Try transfering a large amount of data, say a bunch of large files. You'll see a significant difference in half or full duplex. Why do anything but full-duplex anyway? 😕
 
yes, its significant.... depends on what your doing, if your just streaming mp3's from another box, then no it wont matter much.
 
Originally posted by: gunrunnerjohn
Try transfering a large amount of data, say a bunch of large files. You'll see a significant difference in half or full duplex. Why do anything but full-duplex anyway? 😕

Some of my network hardware is really old. 🙁

I was asking becuase when I went ahead and timed the transfer of a 127Mb file, I only noticed a small time difference of about 2 seconds between the two.
 
Originally posted by: gunrunnerjohn
Try transfering a large amount of data, say a bunch of large files. You'll see a significant difference in half or full duplex.

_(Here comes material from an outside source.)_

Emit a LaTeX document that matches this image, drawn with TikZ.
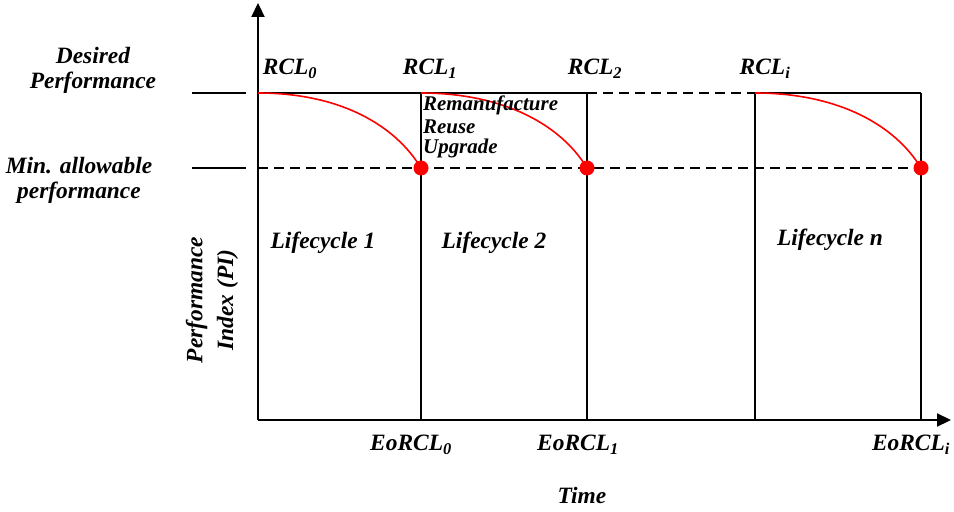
\documentclass[tikz,border=0pt]{standalone}
\usepackage{fontspec}
\setmainfont{Liberation Serif}
\usetikzlibrary{arrows.meta}
\begin{document}
\begin{tikzpicture}[x=1bp,y=-1bp,
  lbl/.style={font=\bfseries\itshape\fontsize{23.5}{25}\selectfont, inner sep=0pt},
  small/.style={font=\bfseries\itshape\fontsize{21}{22}\selectfont, inner sep=0pt},
  axis/.style={line width=2.2pt, -{Triangle[length=14bp,width=13bp]}},
  frame/.style={line width=2.2pt},
  dashline/.style={line width=2.2pt, dash pattern=on 10bp off 6bp},
  decay/.style={red, line width=1.6pt},
  eol/.style={circle, fill=red, inner sep=0pt, minimum size=15bp}
]
\useasboundingbox (0,0) rectangle (954,512);

% axes
\coordinate (O) at (258,420);
\coordinate (ytop) at (258,3);
\coordinate (xend) at (951,420);
\draw[axis] (O) -- (ytop);
\draw[axis] (O) -- (xend);

% reference points on the performance levels
\coordinate (d0) at (258,93);  \coordinate (m0) at (258,168);
\coordinate (d1) at (421,93);  \coordinate (m1) at (421,168);
\coordinate (d2) at (587,93);  \coordinate (m2) at (587,168);
\coordinate (di) at (755,93);  \coordinate (mi) at (755,168);
\coordinate (dn) at (921,93);  \coordinate (mn) at (921,168);
\coordinate (b1) at (421,420); \coordinate (b2) at (587,420);
\coordinate (bi) at (755,420); \coordinate (bn) at (921,420);

% level markers on the left
\coordinate (dl) at (192,93);  \coordinate (dr) at (246,93);
\coordinate (ml) at (192,168); \coordinate (mr) at (246,168);
\draw[frame] (dl) -- (dr);
\draw[frame] (ml) -- (mr);

% lifecycle frames
\draw[frame] (d0) -- (d2);
\draw[dashline] (d2) -- (di);
\draw[frame] (di) -- (dn);
\draw[dashline] (m0) -- (mn);
\draw[frame] (d1) -- (b1);
\draw[frame] (d2) -- (b2);
\draw[frame] (di) -- (bi);
\draw[frame] (dn) -- (bn);

% performance decay within each lifecycle
\draw[decay] (d0) .. controls (340,93) and (395,125) .. (m1);
\draw[decay] (d1) .. controls (504,93) and (561,125) .. (m2);
\draw[decay] (di) .. controls (838,93) and (895,125) .. (mn);
\node[eol] (e1) at (m1) {};
\node[eol] (e2) at (m2) {};
\node[eol] (en) at (mn) {};

% labels
\node[lbl, align=center] (desired) at (93,70) {Desired\\Performance};
\node[lbl, align=center] (minperf) at (79,180) {Min. allowable\\performance};
\node[lbl] (rcl0) at (290,69) {RCL\textsubscript{0}};
\node[lbl] (rcl1) at (430,69) {RCL\textsubscript{1}};
\node[lbl] (rcl2) at (595,69) {RCL\textsubscript{2}};
\node[lbl] (rcli) at (765,69) {RCL\textsubscript{i}};
\node[small, anchor=west] (reman) at (423,105) {Remanufacture};
\node[small, anchor=west] (reuse) at (423,127) {Reuse};
\node[small, anchor=west] (upgr) at (423,148) {Upgrade};
\node[lbl] (lc1) at (323,243) {Lifecycle 1};
\node[lbl] (lc2) at (494,243) {Lifecycle 2};
\node[lbl] (lcn) at (830,240) {Lifecycle n};
\node[lbl, rotate=90, align=center, font=\bfseries\itshape\fontsize{23.5}{31}\selectfont]
  (pi) at (212,300) {Performance\\Index (PI)};
\node[lbl] (eo0) at (411,445) {EoRCL\textsubscript{0}};
\node[lbl] (eo1) at (578,445) {EoRCL\textsubscript{1}};
\node[lbl] (eoi) at (911,445) {EoRCL\textsubscript{i}};
\node[lbl] (time) at (582,495) {Time};
\end{tikzpicture}
\end{document}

Why do anything but full-duplex anyway? 😕

Some of my network hardware is really old. 🙁

I was asking becuase when I went ahead and timed the transfer of a 127Mb file, I only noticed a small time difference of about 2 seconds between the two.
 
SilentRavens, network performance has two dimensions: bandwidth, and latency. Duplex does affect the bandwidth, but maybe not all that much, but the latency is where it really gets you. On a half-duplex interface, if another party (or parties) sending a lot of stuff your way, you can't send until the receive is done. So depending on network weather conditions, latency could be high or low. That wide variance is the real killer for many applications, like VoIP and some games (other games just don't like high latency). Half-duplex can also lead to packet loss issues because there is a maximum number of collision retries before a packet just gets tossed, and that's a whole mode of loss that doesn't exist on a FD network.

Duplex mismatches - where one side thinks it's half and one thinks it's full - can manifest themselves as catastrophic performance problems. If your 100Mb/s link between two systems can't move real data at more than like 1Mb/s, you may have a duplex mismatch. Bad stuff.

CSMA/CD was a cool technology, but it's one I'm happy to have in the past. Full-duplex is just plain better.